Are your crowds followers of this kind of music and its traditions, or do you get fans who come to see you for what you did as a singer and musician in the early 1970s?

We’ve always gotten both. When I switched and went to singing in Spanish, I did it so blithely. I couldn’t resist. I loved the music; it’s so much of who I am, it came roaring out of me.

The minute I had the leverage — it took me 30 albums — I finally said, “I’m gonna make a record in Spanish,” and the record label said, “Oh, no, you’re not.” I said, “I’ve decided I’ve earned this.” People said, “Oh, what a career move,” but it wasn’t like that. I’d like to say it was premeditated, but it wasn’t like that. It was purely self-indulgent.
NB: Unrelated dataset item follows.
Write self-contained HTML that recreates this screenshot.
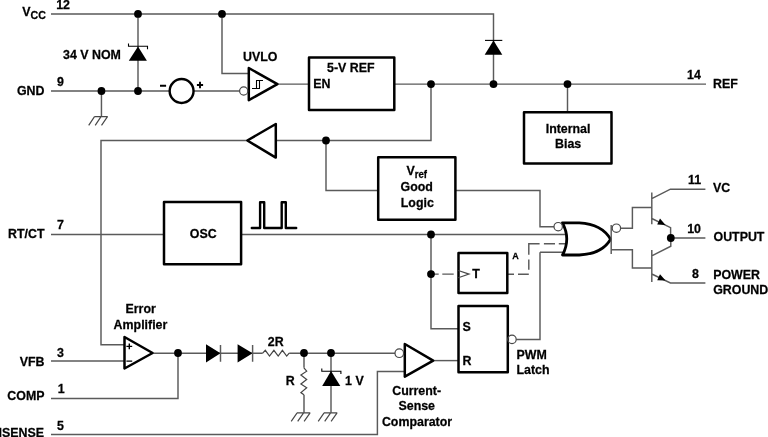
<!DOCTYPE html>
<html><head><meta charset="utf-8">
<style>
html,body{margin:0;padding:0;background:#fff;}
svg{display:block;will-change:transform;}
text{font-family:"Liberation Sans",sans-serif;font-weight:bold;fill:#000;stroke:#000;stroke-width:0.25px;}
.w{stroke:#5a5a5a;stroke-width:1.45;fill:none;}
.b{stroke:#000;stroke-width:2.5;fill:none;stroke-linejoin:round;}
.d{fill:#000;}
.k{stroke:#000;stroke-width:1.1;fill:none;}
.z{stroke:#444;stroke-width:1.2;fill:none;stroke-linejoin:miter;}
.g{stroke:#484848;stroke-width:1.2;fill:none;}
</style></head>
<body>
<svg width="768" height="437" viewBox="0 0 768 437">
<!-- wires -->
<path class="w" d="M51 13.9H493.5V84"/>
<path class="w" d="M138 13.9V91"/>
<path class="w" d="M51 91H170 M193 91H239.5"/>
<path class="w" d="M101.45 91V116.7"/>
<path class="w" d="M222 13.9V73.4H248.6"/>
<path class="w" d="M278 84.1H309 M394.6 84.1H706"/>
<path class="w" d="M567.5 84V111.7"/>
<path class="w" d="M431 84V140.5H275.8 M246.4 140.5H101V344.8H124"/>
<path class="w" d="M326 140.5V190.4H377.7"/>
<path class="w" d="M455.8 190.4H540V226.7H554"/>
<path class="w" d="M51 234.5H163.6 M242 234.5H565"/>
<path class="w" d="M431 234.5V328.7H458.3"/>
<path class="w" d="M540 252.3H563 M540 252.3V339.4H516.3"/>
<path class="w" d="M51 361H124"/>
<path class="w" d="M153.2 353.3H262.7 M289.2 353.3H395"/>
<path class="w" d="M51 398.5H178V353"/>
<path class="w" d="M51 434.5H377.4V371.4H404.5"/>
<path class="w" d="M433.8 360.6H458.3"/>
<path class="w" d="M304 353V367.8 M304 394.7V412.8"/>
<path class="w" d="M331 353V412.8"/>
<!-- dashed -->
<path d="M431 274.1H438.7 M442.3 274.1H453.7 M508 274.3H514 M518 274.3H528.8 M528.8 269.7V259.6 M528.8 254.8V243.8H539.6 M543.9 243.8H555 M558.8 243.8H565" class="w"/>
<!-- boxes -->
<rect class="b" x="309" y="57.5" width="85.3" height="52.6"/>
<rect class="b" x="524" y="112.2" width="87.5" height="51.4"/>
<rect class="b" x="378.2" y="157.3" width="77.2" height="62.4"/>
<rect class="b" x="164" y="202" width="77.1" height="62.3"/>
<rect class="b" x="458.5" y="253" width="48.8" height="40.1"/>
<rect class="b" x="458.5" y="306" width="49.3" height="66.3"/>
<!-- UVLO -->
<path class="b" d="M248.8 68L277.4 84.2L248.8 100.2Z" stroke-linejoin="miter"/>
<circle class="g" cx="243.7" cy="91" r="4.1" fill="#fff"/>
<path class="k" d="M252 88.5H260 M256.5 88.5V80.5 M259.5 88.5V80.5 M256 80.5H263"/>
<!-- voltage source -->
<circle cx="181.6" cy="91" r="11.95" stroke="#000" stroke-width="2.4" fill="none"/>
<path d="M160 85.7H166.1 M196.9 85H203.1 M200 81.8V88.2" stroke="#000" stroke-width="1.9" fill="none"/>
<!-- buffer -->
<path class="b" d="M247.3 140.5L275.8 124V157.6Z" stroke-linejoin="miter"/>
<!-- zener top -->
<path class="d" d="M138 46.5L146.9 60.8H128.8Z"/>
<path class="k" d="M128.5 43.4V46.3H147.5V49.3"/>
<!-- diode top right -->
<path class="d" d="M493.5 40.4L502.3 54.7H484.7Z"/>
<path class="k" d="M485 40.4H502.3"/>
<!-- OR gate -->
<path d="M562.5 222.8H579.3Q602 224 610.6 239.3Q602 254 579.3 255H562.5Q571 239 562.5 222.8Z" stroke="#000" stroke-width="2.8" fill="none" stroke-linejoin="round"/>
<circle class="g" cx="558.2" cy="226.7" r="4.2" fill="#fff"/>
<path class="w" d="M611.2 225V254"/>
<circle class="g" cx="616.4" cy="228.2" r="4.2" fill="#fff"/>
<path class="w" d="M620.6 228.2H632.4V207.5H651.8 M611.2 249.7H632.4V268H651.8"/>
<!-- transistors -->
<path class="w" d="M651.8 192.6V224.3 M651.8 198.6L670.4 189.2H705.4 M651.8 218.5L670.6 227.6V238H705.4"/>
<path class="d" d="M665.5 225L660 218.6L657.2 224.6Z"/>
<path class="w" d="M651.8 249.9V281.9 M670.8 238V246.2L651.8 255.8 M651.8 274L670.4 282.9H705.4"/>
<path class="d" d="M665.5 280.5L660 274.2L657.2 280.2Z"/>
<!-- pulses -->
<path d="M251.8 228H260.1V202.2H264.2V228H281.7V202.2H285.8V228H296.2" stroke="#000" stroke-width="2.4" fill="none" stroke-linecap="round" stroke-linejoin="round"/>
<!-- T clock -->
<path class="g" d="M458.3 270.5L469 274.1L458.3 277.7"/>
<!-- latch bubble -->
<circle class="g" cx="512" cy="339.4" r="4.2" fill="#fff"/>
<!-- error amp -->
<path class="b" d="M124.5 337L152.6 353L124.5 368.5Z" stroke-linejoin="miter"/>
<path d="M126.4 346.4H132.2 M129.3 343.5V349.3 M126.4 361.1H132.2" stroke="#000" stroke-width="1.4" fill="none"/>
<!-- comparator -->
<path class="b" d="M404.8 344L433.2 360.6L404.8 376.7Z" stroke-linejoin="miter"/>
<circle class="g" cx="399.3" cy="353.2" r="4.3" fill="#fff"/>
<!-- diodes -->
<path class="d" d="M206 344.3V362.5L220.5 353.3Z M237.6 344.3V362.5L252.6 353.3Z"/>
<path class="w" d="M220.5 345V361.8 M252.6 345V361.8"/>
<!-- resistors -->
<path class="z" d="M262.7 353.1L265.3 350.3L269.5 356.1L273.9 350.3L278.2 356.1L282.4 350.3L286.7 356.1L289.2 353.1"/>
<path class="z" d="M303.9 367.8L306.7 371.2L300.9 375.1L306.7 379.4L300.9 384L306.7 387.7L300.9 392.6L303.9 394.7"/>
<!-- zener 1V -->
<path class="d" d="M331 371L340.3 386H322.2Z"/>
<path class="k" d="M321.8 368.6V371.2H340.9V374"/>
<!-- grounds -->
<path class="g" d="M94.5 116.7H107.8 M94.5 116.7L88.7 125.3 M101.0 116.7L95.2 125.3 M107.5 116.7L101.5 125.3"/>
<path class="g" d="M297.0 412.8H310.3 M297.1 412.8L291.2 421.3 M303.6 412.8L297.7 421.3 M310.1 412.8L304.1 421.3"/>
<path class="g" d="M324.0 412.8H337.3 M324.1 412.8L318.2 421.3 M330.6 412.8L324.7 421.3 M337.1 412.8L331.1 421.3"/>
<!-- dots -->
<g class="d">
<circle cx="138" cy="13.9" r="3.9"/><circle cx="222" cy="13.9" r="3.9"/>
<circle cx="101.45" cy="91" r="3.9"/><circle cx="138" cy="91" r="3.9"/>
<circle cx="431" cy="84.1" r="3.9"/><circle cx="493.5" cy="84.1" r="3.9"/><circle cx="567.5" cy="84.1" r="3.9"/>
<circle cx="326" cy="140.5" r="3.9"/>
<circle cx="431" cy="234.5" r="3.9"/><circle cx="431" cy="274.1" r="3.9"/>
<circle cx="670.8" cy="238" r="3.9"/>
<circle cx="178" cy="353" r="3.9"/><circle cx="304" cy="353" r="3.9"/><circle cx="331" cy="353" r="3.9"/>
</g>

<text transform="translate(22.2 16.2) scale(1 1.05)" font-size="12.4">V</text>
<text transform="translate(30.5 19.0) scale(1 1.05)" font-size="10.6">CC</text>
<text transform="translate(56.2 9.0) scale(1 1.05)" font-size="12.4">12</text>
<text transform="translate(63 59.2) scale(1 1.05)" font-size="12.4">34 V NOM</text>
<text transform="translate(44.5 94.5) scale(1 1.05)" font-size="12.4" text-anchor="end">GND</text>
<text transform="translate(57 86) scale(1 1.05)" font-size="12.4">9</text>
<text transform="translate(243 61) scale(1 1.05)" font-size="12.4">UVLO</text>
<text transform="translate(327 72) scale(1 1.05)" font-size="12.4">5-V REF</text>
<text transform="translate(313.3 87.6) scale(1 1.05)" font-size="12.4">EN</text>
<text transform="translate(687 79) scale(1 1.05)" font-size="12.4">14</text>
<text transform="translate(713 88) scale(1 1.05)" font-size="12.4">REF</text>
<text transform="translate(545.7 132.6) scale(1 1.05)" font-size="12.4">Internal</text>
<text transform="translate(555 147.8) scale(1 1.05)" font-size="12.4">Bias</text>
<text transform="translate(406.6 175.4) scale(1 1.05)" font-size="12.4">V</text>
<text transform="translate(414.8 178.3) scale(1 1.05)" font-size="9.6">ref</text>
<text transform="translate(400.6 191.2) scale(1 1.05)" font-size="12.4">Good</text>
<text transform="translate(400.8 206.6) scale(1 1.05)" font-size="12.4">Logic</text>
<text transform="translate(688 183.8) scale(1 1.05)" font-size="12.4">11</text>
<text transform="translate(713 192.4) scale(1 1.05)" font-size="12.4">VC</text>
<text transform="translate(44.5 237.7) scale(1 1.05)" font-size="12.4" text-anchor="end">RT/CT</text>
<text transform="translate(57 229) scale(1 1.05)" font-size="12.4">7</text>
<text transform="translate(189.8 237.7) scale(1 1.05)" font-size="12.4">OSC</text>
<text transform="translate(687.2 232.8) scale(1 1.05)" font-size="12.4">10</text>
<text transform="translate(713.5 240.7) scale(1 1.05)" font-size="12.4">OUTPUT</text>
<text transform="translate(512.2 258.7) scale(1 1.05)" font-size="9">A</text>
<text transform="translate(472.3 278) scale(1 1.05)" font-size="12.4">T</text>
<text transform="translate(692 278.1) scale(1 1.05)" font-size="12.4">8</text>
<text transform="translate(713.2 278.6) scale(1 1.05)" font-size="12.4">POWER</text>
<text transform="translate(713.2 294.1) scale(1 1.05)" font-size="12.4">GROUND</text>
<text transform="translate(125.5 313.4) scale(1 1.05)" font-size="12.4">Error</text>
<text transform="translate(113.6 328.9) scale(1 1.05)" font-size="12.4">Amplifier</text>
<text transform="translate(462.6 331.3) scale(1 1.05)" font-size="12.4">S</text>
<text transform="translate(462.6 364.9) scale(1 1.05)" font-size="12.4">R</text>
<text transform="translate(516.6 358.5) scale(1 1.05)" font-size="12.4">PWM</text>
<text transform="translate(516.5 374) scale(1 1.05)" font-size="12.4">Latch</text>
<text transform="translate(44.5 365.6) scale(1 1.05)" font-size="12.4" text-anchor="end">VFB</text>
<text transform="translate(57 356.6) scale(1 1.05)" font-size="12.4">3</text>
<text transform="translate(267.8 345.9) scale(1 1.05)" font-size="12.4">2R</text>
<text transform="translate(285.8 384.7) scale(1 1.05)" font-size="12.4">R</text>
<text transform="translate(345.1 384.7) scale(1 1.05)" font-size="12.4">1 V</text>
<text transform="translate(44.5 400.1) scale(1 1.05)" font-size="12.4" text-anchor="end">COMP</text>
<text transform="translate(57.8 393.2) scale(1 1.05)" font-size="12.4">1</text>
<text transform="translate(392.2 395) scale(1 1.05)" font-size="12.4">Current-</text>
<text transform="translate(398.5 410.4) scale(1 1.05)" font-size="12.4">Sense</text>
<text transform="translate(381.9 425.8) scale(1 1.05)" font-size="12.4">Comparator</text>
<text transform="translate(44 436.8) scale(1 1.05)" font-size="12.4" text-anchor="end">ISENSE</text>
<text transform="translate(57 429.5) scale(1 1.05)" font-size="12.4">5</text>
</svg>
</body></html>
I loved these songs and wanted to sing them. They were better than the songs I was getting in the 1980s, which weren’t nearly as poetic or well-written.

You are a staunch advocate for music in education. In April, you spoke before a House committee about funding for the arts, and you mentioned José Abreu, the founder of El Sistema, a vastly successful children’s music program in Venezuela. What is your perspective on music education in the United States?

It’s a disaster what they’re doing. One of the things known about the human brain is that pitch is one of the ways in which we sort and process and store information. If you’re Chinese and you’re speaking a tonal language, pitch is vital. Most Chinese children, when they are in choirs that compete internationally, they usually win because the children almost to an individual have perfect pitch. They do because they start attending to pitch intensely from the time that they are pre-verbal till the time they develop speech.